Penn State plans to build a six- or seven-level parking garage on West Campus, which would have 1,670 spaces. State College Borough Council members and residents expressed concerns about one of the potential routes in and out of that deck at Monday’s council meeting.
Right now on west campus, there are surface lots that hold 799 spaces. Developing a parking deck will unlock the development potential of those surface lots so the university can grow the west campus, said Neil Sullivan, campus planner from Penn State’s Office of Physical Plant.
The new deck is planned to be located on Red Lot A, which will allow the university to have two building sites along White Course Drive, he said.
The anticipated opening of the deck is fall 2020. Access to the new deck will include two ingress and egress locations. One of those entrance/exit points would be to Atherton Street, as it currently works for the surface lots. The other is proposed to be an access road that loops around the White Course Apartments and filters down and out Buckhout Street.
The Buckhout connection is Penn State’s preference, and it has been advanced into a Traffic Impact Study, said Robb Watts, of McCormick Taylor Inc., Penn State’s traffic engineer.
The traffic study will assume a traffic signal being put in at Buckhout Street and West College Avenue, he said.
According to Watts, the anticipated added trips for the entire network would be 147 in the morning and 212 in the afternoon.
Additionally, about 35 percent of people accessing the new deck are expected to use the new access and 65 percent would use the existing Atherton Street access, Watts said.
State College Borough Council President Evan Myers questioned why constructing a road to connect to Blue Course Drive wasn’t considered.
Watts said it wasn’t considered due to the environmental impact. There’s a 400-feet radius of restriction for wellhead protection in that area.
“I find it disrespectful, quite frankly, that this council asked you to consider another way over to Blue Course and you did not. … That is not a town-gown approach to anything. It’s the university once again imposing what it wants on the rest of the community,” Myers said. “And the community often finds ways to oppose that and prevent that from happening. So what I would suggest is that we figure out a way to work together.”
Members of council and residents expressed concerns that the access through Buckhout would be used as intended, with traffic flowing onto College Avenue or Beaver Avenue, depending on which way motorists are traveling.
“Real commuters are not going to be as well behaved as you think they are,” Bill Hartman, a resident who lives on Fairmount Avenue, said. “I think traffic is like water, it’s going to find the path of least resistance. And the path of least resistance, I’m afraid, is going to be distributed throughout the neighborhood on all the streets.”

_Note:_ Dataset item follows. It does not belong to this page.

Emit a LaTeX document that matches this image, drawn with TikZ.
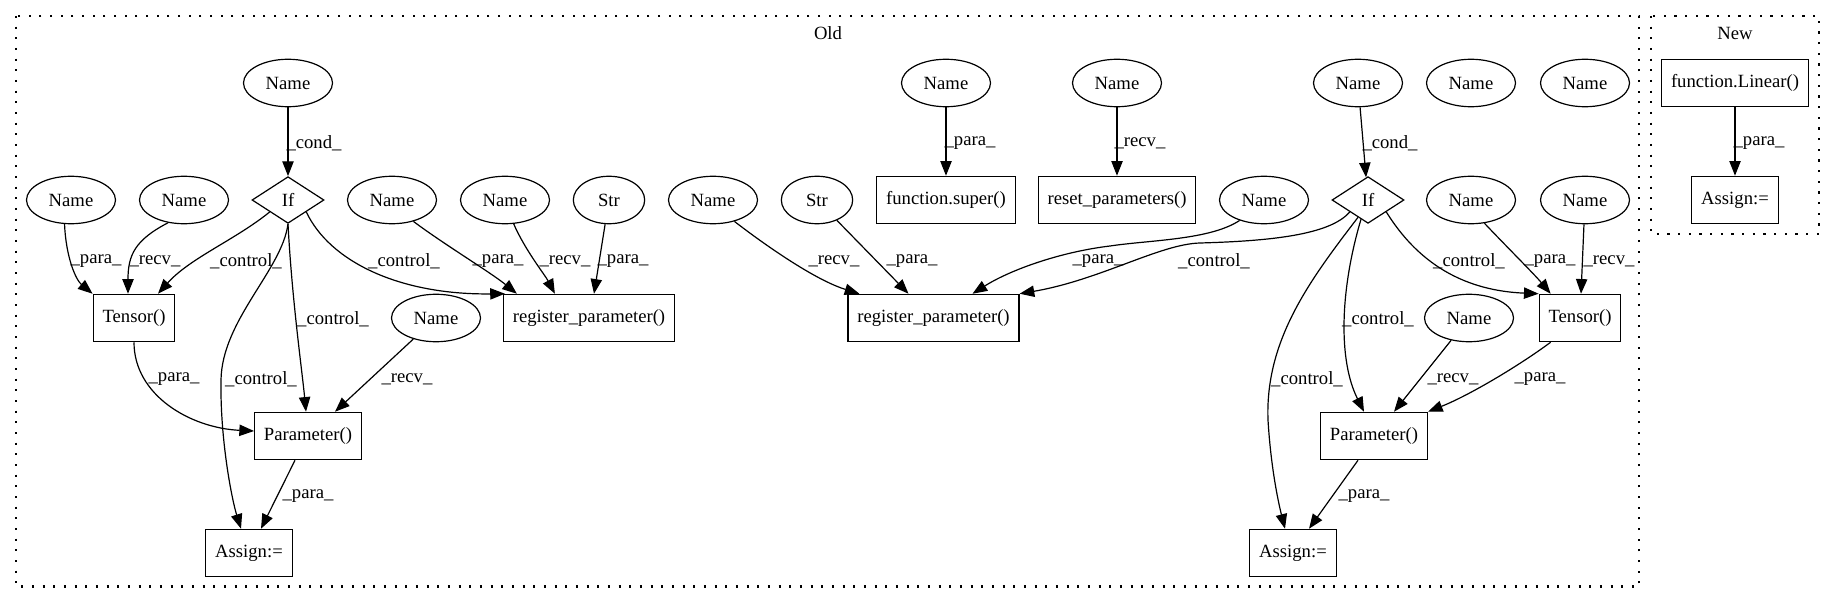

It’ll be dangerous for the people who live in the neighborhood and the kids who attend Corl Street Elementary School, Myers said.
“Why is it that the town gets saddled with this mess and the campus doesn’t take responsibility for it?,” Councilwoman Janet Engeman asked.
Watts said the next steps are for a council comment resolution meeting and a final Traffic Impact Study approval is targeted for February.